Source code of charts
* * * * * * * * *
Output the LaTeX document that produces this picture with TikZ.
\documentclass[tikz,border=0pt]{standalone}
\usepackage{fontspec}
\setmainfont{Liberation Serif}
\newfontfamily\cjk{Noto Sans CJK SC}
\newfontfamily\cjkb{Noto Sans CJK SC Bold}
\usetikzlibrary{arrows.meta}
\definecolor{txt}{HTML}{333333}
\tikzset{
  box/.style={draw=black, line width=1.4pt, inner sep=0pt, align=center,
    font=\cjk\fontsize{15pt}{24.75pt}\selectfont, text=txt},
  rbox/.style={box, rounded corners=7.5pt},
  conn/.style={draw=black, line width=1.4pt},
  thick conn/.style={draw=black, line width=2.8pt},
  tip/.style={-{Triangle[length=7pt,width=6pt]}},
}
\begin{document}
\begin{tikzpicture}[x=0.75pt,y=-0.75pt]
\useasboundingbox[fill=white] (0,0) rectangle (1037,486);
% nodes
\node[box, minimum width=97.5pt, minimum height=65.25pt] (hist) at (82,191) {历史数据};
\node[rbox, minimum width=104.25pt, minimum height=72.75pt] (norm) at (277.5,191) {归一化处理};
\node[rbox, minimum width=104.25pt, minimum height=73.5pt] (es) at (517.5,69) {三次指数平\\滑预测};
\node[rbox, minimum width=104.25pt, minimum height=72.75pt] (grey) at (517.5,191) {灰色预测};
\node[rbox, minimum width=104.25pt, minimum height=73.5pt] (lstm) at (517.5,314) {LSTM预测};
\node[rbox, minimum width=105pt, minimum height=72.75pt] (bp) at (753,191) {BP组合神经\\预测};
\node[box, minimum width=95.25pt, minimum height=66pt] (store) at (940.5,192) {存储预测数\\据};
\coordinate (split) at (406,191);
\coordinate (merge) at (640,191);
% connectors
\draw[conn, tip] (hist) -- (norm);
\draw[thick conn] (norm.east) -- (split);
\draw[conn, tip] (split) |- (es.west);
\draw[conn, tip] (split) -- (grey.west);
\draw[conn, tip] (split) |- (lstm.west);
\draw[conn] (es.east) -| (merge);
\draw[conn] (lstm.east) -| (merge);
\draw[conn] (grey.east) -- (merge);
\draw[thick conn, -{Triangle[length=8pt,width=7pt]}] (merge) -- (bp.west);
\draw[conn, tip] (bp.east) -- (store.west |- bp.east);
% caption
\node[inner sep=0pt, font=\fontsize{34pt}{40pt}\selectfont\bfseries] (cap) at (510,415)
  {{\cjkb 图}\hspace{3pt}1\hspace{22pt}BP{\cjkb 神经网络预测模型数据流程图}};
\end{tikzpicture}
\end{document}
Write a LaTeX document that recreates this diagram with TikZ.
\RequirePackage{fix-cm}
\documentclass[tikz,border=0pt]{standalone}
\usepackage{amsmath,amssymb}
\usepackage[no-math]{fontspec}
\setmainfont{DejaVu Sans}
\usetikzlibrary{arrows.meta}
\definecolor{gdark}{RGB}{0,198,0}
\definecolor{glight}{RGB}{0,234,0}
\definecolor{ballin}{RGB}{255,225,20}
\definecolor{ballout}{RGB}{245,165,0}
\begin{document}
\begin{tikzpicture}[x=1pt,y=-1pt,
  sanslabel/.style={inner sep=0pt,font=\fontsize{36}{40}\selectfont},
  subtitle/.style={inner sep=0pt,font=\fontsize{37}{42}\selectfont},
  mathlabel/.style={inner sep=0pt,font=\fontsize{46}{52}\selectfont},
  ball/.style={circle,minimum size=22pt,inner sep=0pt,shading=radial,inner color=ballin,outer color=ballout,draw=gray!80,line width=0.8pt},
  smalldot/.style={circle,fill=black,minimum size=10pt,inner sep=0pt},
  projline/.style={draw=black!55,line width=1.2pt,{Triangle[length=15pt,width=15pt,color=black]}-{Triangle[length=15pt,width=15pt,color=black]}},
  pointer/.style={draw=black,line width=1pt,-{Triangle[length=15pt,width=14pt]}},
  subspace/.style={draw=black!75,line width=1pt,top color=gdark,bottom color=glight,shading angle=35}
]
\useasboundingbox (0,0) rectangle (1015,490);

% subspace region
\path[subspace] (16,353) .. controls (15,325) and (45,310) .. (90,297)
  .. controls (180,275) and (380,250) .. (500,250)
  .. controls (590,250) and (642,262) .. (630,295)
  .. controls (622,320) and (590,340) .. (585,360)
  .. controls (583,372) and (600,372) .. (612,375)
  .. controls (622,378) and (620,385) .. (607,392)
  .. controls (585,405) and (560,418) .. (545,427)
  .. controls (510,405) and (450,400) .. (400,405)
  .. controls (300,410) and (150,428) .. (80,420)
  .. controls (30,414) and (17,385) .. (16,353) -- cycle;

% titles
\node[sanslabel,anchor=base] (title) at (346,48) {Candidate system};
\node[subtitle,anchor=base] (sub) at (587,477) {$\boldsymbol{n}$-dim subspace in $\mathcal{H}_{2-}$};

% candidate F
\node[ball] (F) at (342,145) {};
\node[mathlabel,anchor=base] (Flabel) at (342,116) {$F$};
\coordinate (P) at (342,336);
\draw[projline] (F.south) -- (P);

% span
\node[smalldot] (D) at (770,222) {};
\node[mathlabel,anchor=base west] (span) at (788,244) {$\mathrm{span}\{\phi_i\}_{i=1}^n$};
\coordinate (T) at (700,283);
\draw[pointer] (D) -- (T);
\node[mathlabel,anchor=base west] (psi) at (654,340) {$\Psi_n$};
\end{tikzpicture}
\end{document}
* * * * * * * * *
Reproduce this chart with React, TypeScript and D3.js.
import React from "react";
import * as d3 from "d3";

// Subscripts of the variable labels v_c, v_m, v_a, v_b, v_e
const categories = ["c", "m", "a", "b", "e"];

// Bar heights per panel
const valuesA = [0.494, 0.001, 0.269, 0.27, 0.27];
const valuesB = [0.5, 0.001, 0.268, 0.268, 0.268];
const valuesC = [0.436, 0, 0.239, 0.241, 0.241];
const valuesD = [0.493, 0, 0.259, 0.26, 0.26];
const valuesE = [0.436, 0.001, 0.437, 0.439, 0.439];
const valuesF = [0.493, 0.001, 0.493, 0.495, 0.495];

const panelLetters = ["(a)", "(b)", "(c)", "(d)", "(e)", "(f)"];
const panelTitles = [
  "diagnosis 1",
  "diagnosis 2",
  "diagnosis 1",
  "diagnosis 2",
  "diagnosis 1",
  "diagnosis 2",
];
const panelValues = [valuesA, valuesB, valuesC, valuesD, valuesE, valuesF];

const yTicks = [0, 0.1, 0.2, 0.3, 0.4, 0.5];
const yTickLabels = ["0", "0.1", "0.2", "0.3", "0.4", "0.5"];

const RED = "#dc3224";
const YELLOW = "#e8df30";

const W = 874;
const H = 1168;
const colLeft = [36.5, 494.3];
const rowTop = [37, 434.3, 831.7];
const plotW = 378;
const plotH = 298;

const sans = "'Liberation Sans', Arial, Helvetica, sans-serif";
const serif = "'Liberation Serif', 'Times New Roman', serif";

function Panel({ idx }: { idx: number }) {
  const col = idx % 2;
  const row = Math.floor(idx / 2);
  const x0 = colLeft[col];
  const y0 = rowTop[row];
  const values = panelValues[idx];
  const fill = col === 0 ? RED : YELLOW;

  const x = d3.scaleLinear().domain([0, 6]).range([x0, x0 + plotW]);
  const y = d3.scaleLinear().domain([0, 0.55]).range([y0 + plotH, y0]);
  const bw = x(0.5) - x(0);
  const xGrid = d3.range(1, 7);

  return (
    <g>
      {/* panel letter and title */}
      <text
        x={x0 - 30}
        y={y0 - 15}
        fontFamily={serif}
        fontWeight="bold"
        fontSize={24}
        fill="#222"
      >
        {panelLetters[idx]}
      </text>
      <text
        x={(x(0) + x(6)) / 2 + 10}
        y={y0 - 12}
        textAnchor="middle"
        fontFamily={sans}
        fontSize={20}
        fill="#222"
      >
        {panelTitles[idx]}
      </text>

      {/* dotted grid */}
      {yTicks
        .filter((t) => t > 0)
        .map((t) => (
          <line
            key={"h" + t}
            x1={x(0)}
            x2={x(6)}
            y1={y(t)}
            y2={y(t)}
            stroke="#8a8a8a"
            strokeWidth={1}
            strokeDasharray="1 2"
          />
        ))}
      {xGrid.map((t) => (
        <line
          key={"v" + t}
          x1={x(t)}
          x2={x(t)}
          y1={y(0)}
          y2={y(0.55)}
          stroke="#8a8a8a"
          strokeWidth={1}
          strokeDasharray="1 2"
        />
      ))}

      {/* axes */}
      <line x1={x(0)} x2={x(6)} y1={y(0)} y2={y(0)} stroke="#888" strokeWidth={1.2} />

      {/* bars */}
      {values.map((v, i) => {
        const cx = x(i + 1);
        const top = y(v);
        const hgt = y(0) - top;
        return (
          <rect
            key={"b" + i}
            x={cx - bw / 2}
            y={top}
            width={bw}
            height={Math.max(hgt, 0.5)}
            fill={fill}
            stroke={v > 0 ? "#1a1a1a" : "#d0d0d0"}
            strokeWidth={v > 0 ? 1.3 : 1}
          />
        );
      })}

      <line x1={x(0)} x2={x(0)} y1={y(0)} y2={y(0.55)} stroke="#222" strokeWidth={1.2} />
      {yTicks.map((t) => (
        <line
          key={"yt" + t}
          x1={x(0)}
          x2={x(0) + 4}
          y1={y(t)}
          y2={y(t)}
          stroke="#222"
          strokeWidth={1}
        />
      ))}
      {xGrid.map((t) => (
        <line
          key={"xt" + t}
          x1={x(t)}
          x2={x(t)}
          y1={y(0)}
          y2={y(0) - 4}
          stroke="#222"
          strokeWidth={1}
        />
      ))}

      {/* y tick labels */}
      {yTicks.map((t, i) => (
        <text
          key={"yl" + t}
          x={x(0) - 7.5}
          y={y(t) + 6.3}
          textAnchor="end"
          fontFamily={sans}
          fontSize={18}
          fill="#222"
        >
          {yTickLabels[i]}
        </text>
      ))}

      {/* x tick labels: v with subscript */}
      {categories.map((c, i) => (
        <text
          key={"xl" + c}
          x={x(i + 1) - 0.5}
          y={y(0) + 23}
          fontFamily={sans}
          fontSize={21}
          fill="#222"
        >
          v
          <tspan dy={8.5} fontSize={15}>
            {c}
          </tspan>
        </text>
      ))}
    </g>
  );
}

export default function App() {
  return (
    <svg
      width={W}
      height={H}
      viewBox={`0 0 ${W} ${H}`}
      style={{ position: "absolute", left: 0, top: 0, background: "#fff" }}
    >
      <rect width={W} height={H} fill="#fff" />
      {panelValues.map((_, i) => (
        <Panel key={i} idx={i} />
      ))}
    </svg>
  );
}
* * * * * * * * *
Report the number of lines that contain "LaTeX", with no other words.

▶ Response:
2